## The special linear group is a subgroup of the general linear group

Let $F$ be a field and define $SL_n(F) \subseteq GL_n(F)$ by $SL_n(F) = \{ A \in GL_n(F) \ |\ \mathsf{det}(A) = 1 \}$. Prove that $SL_n(F) \leq GL_n(F)$.

We assume that for all $A, B \in GL_n(F)$, $\mathsf{det}(AB) = \mathsf{det}(A) \mathsf{det}(B)$. From this we deduce that if $A \in GL_n(F)$, then $1 = \mathsf{det}(AA^{-1}) = \mathsf{det}(A) \mathsf{det}(A^{-1})$, so that $\mathsf{det}(A^{-1}) = \mathsf{det}(A)^{-1}$.

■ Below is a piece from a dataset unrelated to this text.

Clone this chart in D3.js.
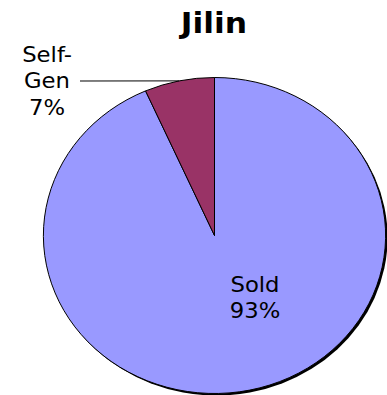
<!DOCTYPE html>
<html>
<head>
<meta charset="utf-8">
<script src="https://cdn.jsdelivr.net/npm/d3@7"></script>
<style>
  html, body { margin: 0; padding: 0; background: #fff; }
  svg { display: block; }
  text { font-family: "DejaVu Sans", Verdana, sans-serif; fill: #000; }
</style>
</head>
<body>
<svg id="chart" width="387" height="395"></svg>
<script>
// chart data
const title = "Jilin";
const categories = ["Sold", "Self-Gen"];
const shares = [93.4, 6.6];
const colors = ["#9999ff", "#993366"];

const width = 387, height = 395;
const cx = 214.5, cy = 235.5;
const radius = 158;
const stretch = 1.083; // the original pie is drawn slightly wider than tall

const svg = d3.select("#chart");

const data = categories.map((c, i) => ({ name: c, value: shares[i], color: colors[i] }));
const pie = d3.pie().sort(null).value(d => d.value);
const arcs = pie(data);
const arc = d3.arc().innerRadius(0).outerRadius(radius);

// drop shadow
svg.append("path")
    .attr("transform", "translate(" + (cx + 2) + "," + (cy + 2) + ") scale(" + stretch + ",1)")
    .attr("d", d3.arc().innerRadius(0).outerRadius(radius).startAngle(0).endAngle(2 * Math.PI)())
    .attr("fill", "#000");

const plot = svg.append("g")
    .attr("transform", "translate(" + cx + "," + cy + ") scale(" + stretch + ",1)");

plot.selectAll("path.slice")
    .data(arcs)
    .enter().append("path")
    .attr("class", "slice")
    .attr("d", arc)
    .attr("fill", d => d.data.color)
    .attr("stroke", "#000")
    .attr("stroke-width", 1)
    .attr("vector-effect", "non-scaling-stroke");

function label(x, y, lines, size, weight) {
    const g = svg.append("g").attr("transform", "translate(" + x + "," + y + ") scale(" + stretch + ",1)");
    lines.forEach((t, i) => {
        g.append("text")
            .attr("x", 0)
            .attr("y", i * 26.5)
            .attr("text-anchor", "middle")
            .style("font-size", size + "px")
            .style("font-weight", weight || "normal")
            .text(t);
    });
}

// title
label(214, 33, [title], 29, "bold");

// Self-Gen label with leader line to the slice edge
const small = arcs[1];
const mid = (small.startAngle + small.endAngle) / 2;
const edgeX = cx + radius * stretch * Math.sin(mid);
const edgeY = cy - radius * Math.cos(mid);
svg.append("line")
    .attr("x1", 80).attr("y1", 81)
    .attr("x2", edgeX).attr("y2", edgeY)
    .attr("stroke", "#000")
    .attr("stroke-width", 1);
label(47, 62, ["Self-", "Gen", Math.round(small.data.value) + "%"], 21);

// Sold label inside the slice
const big = arcs[0];
label(255, 292, [big.data.name, Math.round(big.data.value) + "%"], 21);
</script>
</body>
</html>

Note that $SL_n(F)$ is not empty since $I_n \in SL_n(F)$. Now let $A, B \in SL_n(F)$. Then we have $\mathsf{det}(AB^{-1}) = \mathsf{det}(A) \mathsf{det}(B)^{-1} = 1$, so that $AB^{-1} \in SL_n(F)$. By the subgroup criterion, then, $SL_n(F) \leq GL_n(F)$.